Teaching Essay Copyright: Jeanne Curran and Susan R. Takata and Individaul Authors, August 2002.
"Fair use" encouraged.

What do we do in the law when there are no witnesses? In some legal systems people are called to tell what they know, so that one can use their stories to root out contradictions and substantiations that the facts as reported are "probably" true. That's what we do in history, use multiple sources in the hope that they will support one another through the details, and make clear when there is no such support. An excellent example of this is found in the Using The Aahaad Hadith (one which does not meet the mutawaatir hadith's standard for confimation through the chain of transmission) In Issues Of `Aqidah (belief) at the University of Houston, in which means of establishing the authenticity of hadith is discussed.

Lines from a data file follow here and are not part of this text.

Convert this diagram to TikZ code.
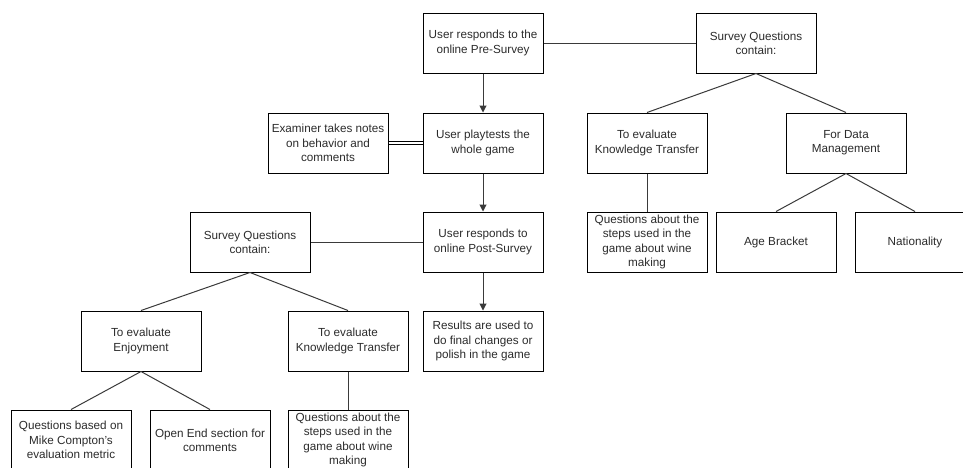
\documentclass[tikz,border=0pt]{standalone}
\usepackage{fontspec}
\setmainfont{Liberation Sans}
\usetikzlibrary{arrows.meta}
\definecolor{inkgray}{HTML}{2B2B2B}
\definecolor{linegray}{HTML}{3A3A3A}
\begin{document}
\begin{tikzpicture}[x=1pt,y=-1pt,
  box/.style={draw=black, line width=1pt, minimum width=120pt, minimum height=60pt,
    inner sep=0pt, align=center, text=inkgray, font=\fontsize{11.7}{14.2}\selectfont},
  link/.style={draw=linegray, line width=1pt},
  flow/.style={link, -{Triangle[length=7pt,width=7pt]}},
  twin/.style={draw=black, line width=0.9pt, double, double distance=2.6pt}]
\useasboundingbox (0,0) rectangle (963,467);
\clip (0,0) rectangle (963,467);

% main flow
\node[box] (pre)  at (483,43)  {User responds to the\\online Pre-Survey};
\node[box] (play) at (483,143) {User playtests the\\whole game};
\node[box] (exam) at (328,143) {Examiner takes notes\\on behavior and\\comments};
\node[box] (post) at (483,242) {User responds to\\online Post-Survey};
\node[box] (res)  at (483,341) {Results are used to\\do final changes or\\polish in the game};

% post-survey contents
\node[box] (sqL)  at (250,242) {Survey Questions\\contain:};
\node[box] (enj)  at (141,341) {To evaluate\\Enjoyment};
\node[box] (ktL)  at (348,341) {To evaluate\\Knowledge Transfer};
\node[box] (mike) at (71,440)  {Questions based on\\Mike Compton's\\evaluation metric};
\node[box] (open) at (210,440) {Open End section for\\comments};
\node[box] (qL)   at (348,440) {Questions about the\\steps used in the\\game about wine\\making};

% pre-survey contents
\node[box] (sqR)  at (756,43)  {Survey Questions\\contain:};
\node[box] (ktR)  at (647,143) {To evaluate\\Knowledge Transfer};
\node[box] (dm)   at (846,143) {For Data\\Management};
\node[box] (qR)   at (647,242) {Questions about the\\steps used in the\\game about wine\\making};
\node[box] (age)  at (776,242) {Age Bracket};
\node[box] (nat)  at (915,242) {Nationality};

% connectors
\draw[flow] (pre.south) -- (play.north);
\draw[flow] (play.south) -- (post.north);
\draw[flow] (post.south) -- (res.north);
\draw[twin] (exam.east) -- (play.west);

\draw[link] (pre.east) -- (sqR.west);
\draw[link] (sqR.south) -- (ktR.north);
\draw[link] (sqR.south) -- (dm.north);
\draw[link] (ktR.south) -- (qR.north);
\draw[link] (dm.south) -- (age.north);
\draw[link] (dm.south) -- (nat.north);

\draw[link] (post.west) -- (sqL.east);
\draw[link] (sqL.south) -- (enj.north);
\draw[link] (sqL.south) -- (ktL.north);
\draw[link] (enj.south) -- (mike.north);
\draw[link] (enj.south) -- (open.north);
\draw[link] (ktL.south) -- (qL.north);
\end{tikzpicture}
\end{document}
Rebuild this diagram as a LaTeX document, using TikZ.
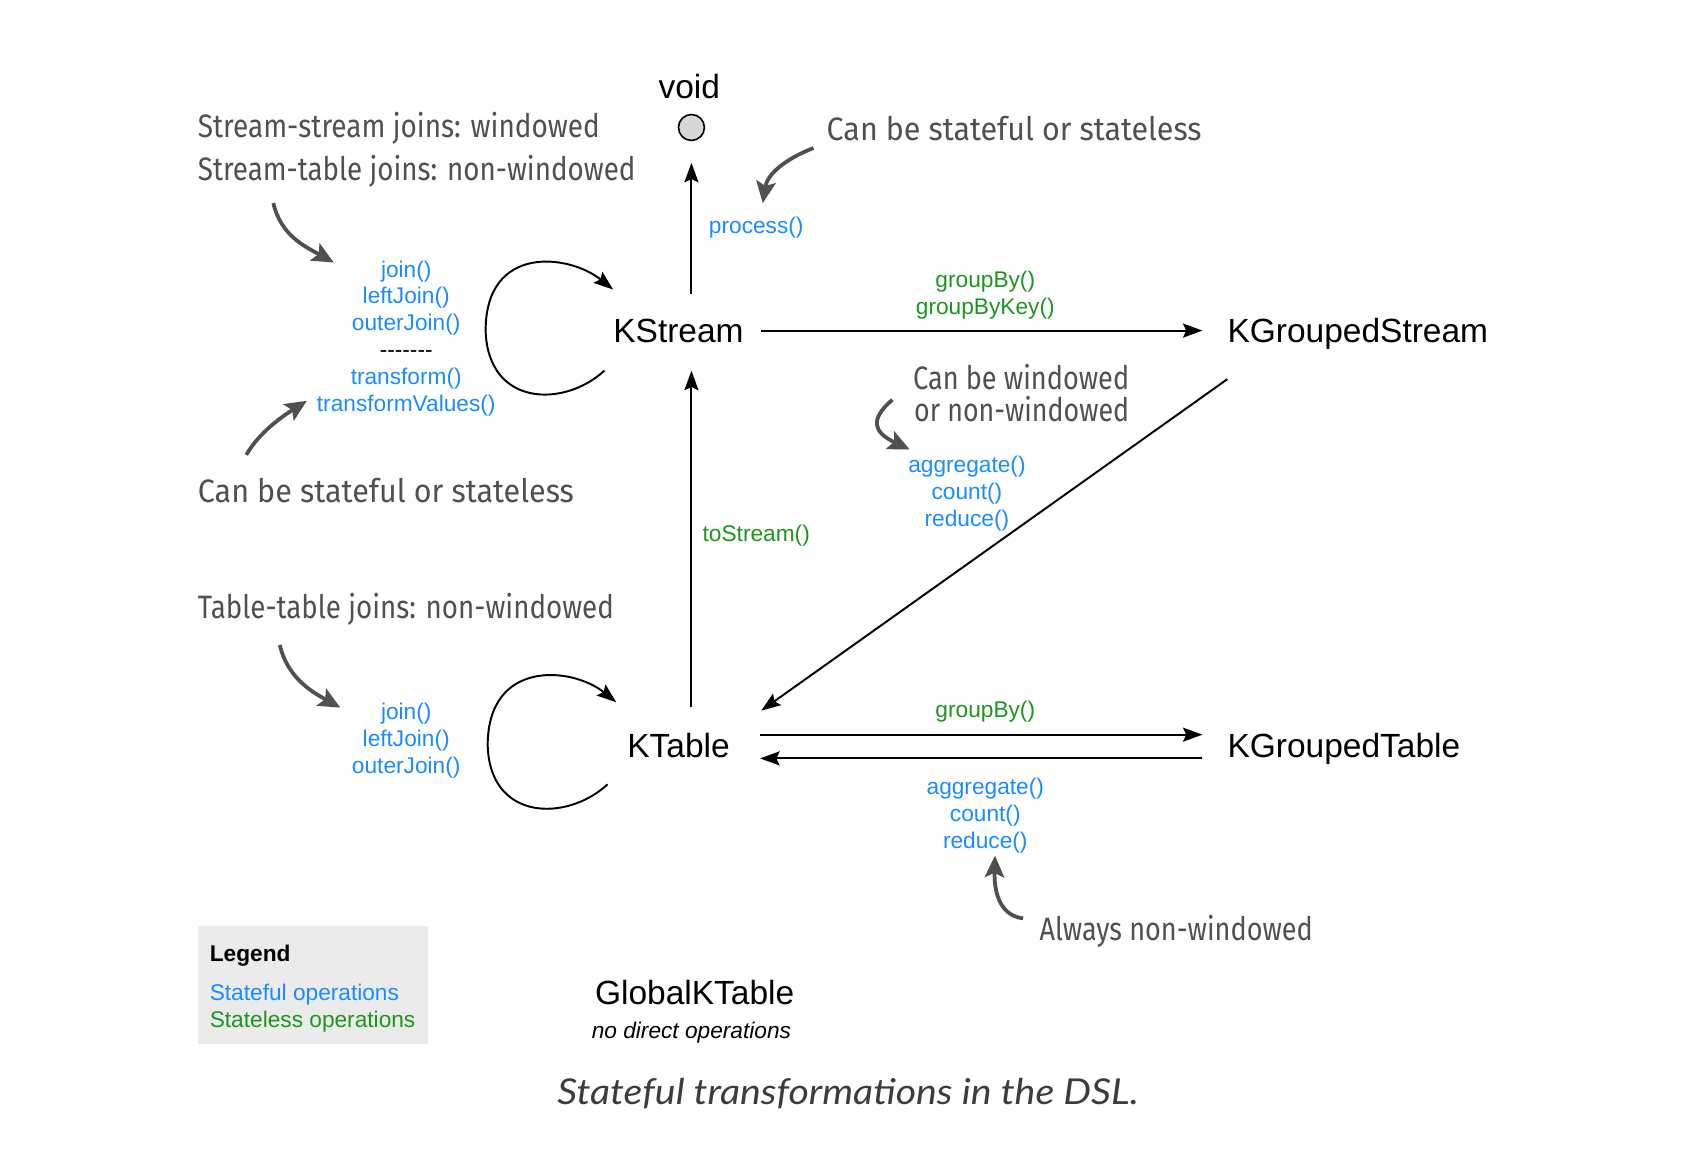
\documentclass[tikz,border=0pt]{standalone}
\usepackage{fontspec}
\setmainfont{Liberation Sans}
\newfontfamily\hand{Fira Sans}
\newfontfamily\capf{Lato}
\usetikzlibrary{arrows.meta}
\definecolor{opblue}{RGB}{26,140,255}
\definecolor{opgreen}{RGB}{30,150,30}
\definecolor{handgray}{RGB}{80,80,80}
\definecolor{legendbg}{RGB}{235,235,235}
\definecolor{capgray}{RGB}{60,60,60}
\definecolor{voidfill}{RGB}{215,215,215}
\newcommand{\hw}[2]{\resizebox{#1}{\height}{#2}}
\begin{document}
\begin{tikzpicture}[x=1pt,y=-1pt,
  main/.style={inner sep=0pt, text height=22pt, text depth=0pt, font=\fontsize{31}{36}\selectfont},
  ops/.style={inner sep=0pt, align=center, font=\fontsize{21}{24.8}\selectfont},
  stateful/.style={ops, text=opblue},
  stateless/.style={ops, text=opgreen},
  note/.style={inner sep=0pt, anchor=west, text=handgray, font=\hand\fontsize{30}{33}\selectfont},
  legtext/.style={inner sep=0pt, anchor=west, font=\fontsize{21}{24}\selectfont},
  arr/.style={line width=1.8pt, -{Stealth[length=18pt,width=13pt,inset=3pt]}},
  notearr/.style={line width=3.5pt, draw=handgray, -{Stealth[length=20pt,width=18pt,inset=4pt]}},
]
\path[use as bounding box, fill=white] (0,0) rectangle (1568,1083);

% main nodes
\node[main, anchor=base] (ks) at (628,317) {KStream};
\node[main, anchor=base west] (kgs) at (1136,317) {KGroupedStream};
\node[main, anchor=base] (kt) at (628,701) {KTable};
\node[main, anchor=base west] (kgt) at (1136,701) {KGroupedTable};
\node[circle, draw, line width=1.5pt, fill=voidfill, minimum size=24pt, inner sep=0pt] (vd) at (640,118) {};
\node[main, anchor=base] (voidlbl) at (638,91) {void};
\node[main, anchor=base] (gkt) at (643,930) {GlobalKTable};
\node[inner sep=0pt, anchor=base, font=\fontsize{21}{24}\selectfont\itshape] (nodirect) at (640,961) {no direct operations};

% connectors
\draw[arr, shorten <=23pt, shorten >=20pt] (ks.north -| vd.south) -- (vd.south);
\draw[arr, shorten <=24pt, shorten >=26pt] (kt.north -| vd.south) -- (ks.south -| vd.south);
\draw[arr, shorten <=16pt, shorten >=23pt] (ks.east) -- (kgs.west);
\draw[arr, shorten <=28pt, shorten >=23pt] ([yshift=10pt]kt.east) -- ([yshift=10pt]kgt.west);
\draw[arr, shorten <=23pt, shorten >=28pt] ([yshift=-12pt]kgt.west) -- ([yshift=-12pt]kt.east);
\draw[arr] ([yshift=-45pt]kgs.west) -- ([xshift=29pt,yshift=21pt]kt.north east);
% self loops
\draw[arr] ([xshift=-8pt,yshift=-37pt]ks.west) .. controls +(-38,35) and +(2,70) .. ([xshift=-118pt]ks.west)
  .. controls +(0,-80) and +(-41,-33) .. ([yshift=38pt]ks.west);
\draw[arr] ([xshift=-18pt,yshift=-36pt]kt.west) .. controls +(-38,35) and +(2,70) .. ([xshift=-129pt]kt.west)
  .. controls +(0,-80) and +(-41,-33) .. ([xshift=-10pt,yshift=40pt]kt.west);

% operation labels
\node[stateful] (proc) at (700,211) {process()};
\node[stateless] (gb1) at (912,273.5) {groupBy()\\groupByKey()};
\node[stateful] (agg1) at (895,457) {aggregate()\\count()\\reduce()};
\node[stateless] (tos) at (700,496) {toStream()};
\node[stateful] (ksops) at (376,313) {join()\\leftJoin()\\outerJoin()\\{\color{black}-{}-{}-{}-{}-{}-{}-}\\transform()\\transformValues()};
\node[stateful] (ktops) at (376,685.5) {join()\\leftJoin()\\outerJoin()};
\node[stateless] (gb2) at (912,659) {groupBy()};
\node[stateful] (agg2) at (912,755) {aggregate()\\count()\\reduce()};

% handwritten notes
\node[note] (n1) at (183,119) {\hw{372pt}{Stream-stream joins: windowed}};
\node[note] (n2) at (183,159) {\hw{405pt}{Stream-table joins: non-windowed}};
\node[note] (n3) at (765,119) {\hw{347pt}{Can be stateful or stateless}};
\node[note] (n4) at (183,454) {\hw{348pt}{Can be stateful or stateless}};
\node[note] (n5) at (183,564) {\hw{385pt}{Table-table joins: non-windowed}};
\node[note] (n6) at (845,349) {\hw{200pt}{Can be windowed}};
\node[note] (n7) at (846,379) {\hw{199pt}{or non-windowed}};
\node[note] (n8) at (962,862) {\hw{253pt}{Always non-windowed}};

% note arrows
\coordinate (a1s) at (753,137); \coordinate (a1e) at (706,188);
\draw[notearr] (a1s) .. controls (725,148) and (710,162) .. (a1e);
\coordinate (a2s) at (253,188); \coordinate (a2e) at (309,243);
\draw[notearr] (a2s) .. controls (260,218) and (282,228) .. (a2e);
\coordinate (a3s) at (228,421); \coordinate (a3e) at (284,371);
\draw[notearr] (a3s) .. controls (240,400) and (262,385) .. (a3e);
\coordinate (a4s) at (826,370); \coordinate (a4e) at (842,416);
\draw[notearr] (a4s) .. controls (805,388) and (808,400) .. (a4e);
\coordinate (a5s) at (259,597); \coordinate (a5e) at (315,655);
\draw[notearr] (a5s) .. controls (266,627) and (288,640) .. (a5e);
\coordinate (a6s) at (947,850); \coordinate (a6e) at (921,792);
\draw[notearr] (a6s) .. controls (928,848) and (920,830) .. (a6e);

% legend
\node[fill=legendbg, minimum width=213pt, minimum height=109pt, inner sep=0pt, anchor=north west] (legend) at (183,857) {};
\node[legtext, font=\fontsize{21}{24}\selectfont\bfseries] (legt) at (194,885) {Legend};
\node[legtext, text=opblue] (lsf) at (194,921) {Stateful operations};
\node[legtext, text=opgreen] (lsl) at (194,946) {Stateless operations};

% caption
\node[inner sep=0pt, text=capgray, font=\capf\itshape\fontsize{33}{36}\selectfont] (cap) at (785,1012) {\hw{538pt}{Stateful transformations in the DSL.}};
\end{tikzpicture}
\end{document}
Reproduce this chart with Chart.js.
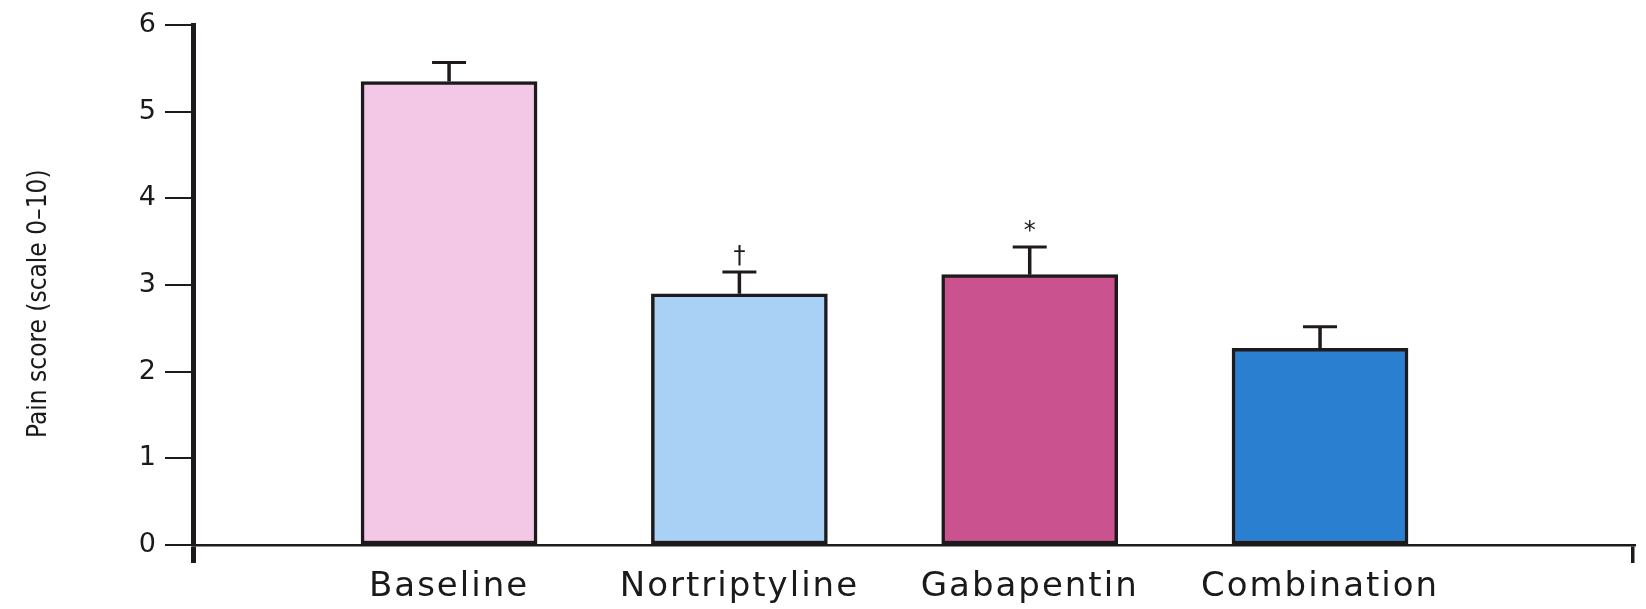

(Muslim Student Association (MSA)-USC Hadith Database. The kind of careful scholarly discipline we are asking for in your examination of authorities is exemplified by the warning here against simplistic interpretations of the hadith.

"Warning (especially for Muslims)

"There are many early hadith scholars and teachers to whom we are indebted for introducing the critical science of collecting and evaluating ahadeeth. These teachers each collected many different ahadeeth. They did not allow students to quote from their collections until the students had actually come to them and learnt from them directly.

"Today, the situation is different. The collections of ahadeeth have for the most part stabilized, and with the advent of the printing press, the collections are easily mass-produced. There is a blessing in all this of course, but there is a real danger that Muslims will fall under the impression that owning a book or having a database is equivalent to being a scholar of ahadeeth. This is a great fallacy. Therefore, we would like to warn you that this database is merely a tool, and not a substitute for learning, much less scholarship in Islam."

When there is no witness present, circumstantial evidence, evidence like the similarities in the chain of transmission of the hadith, are used to determine authenticity. We need to think about the intellectual leap from the "probability" of authenticity of a statement that "probably" came down through the Prophet, to actual belief in what the Prophet is "believed" to have said. To close off our minds by accepting a given statement as "true beyond questioning" is to lose ourselves in what Freire would call "cicrcles of certainty," which means to admit no new information. In the case of authenticating what the Prophet said, perhaps that makes sense, since the best evidence of what He said must come from those who knew him, or purportedly knew him.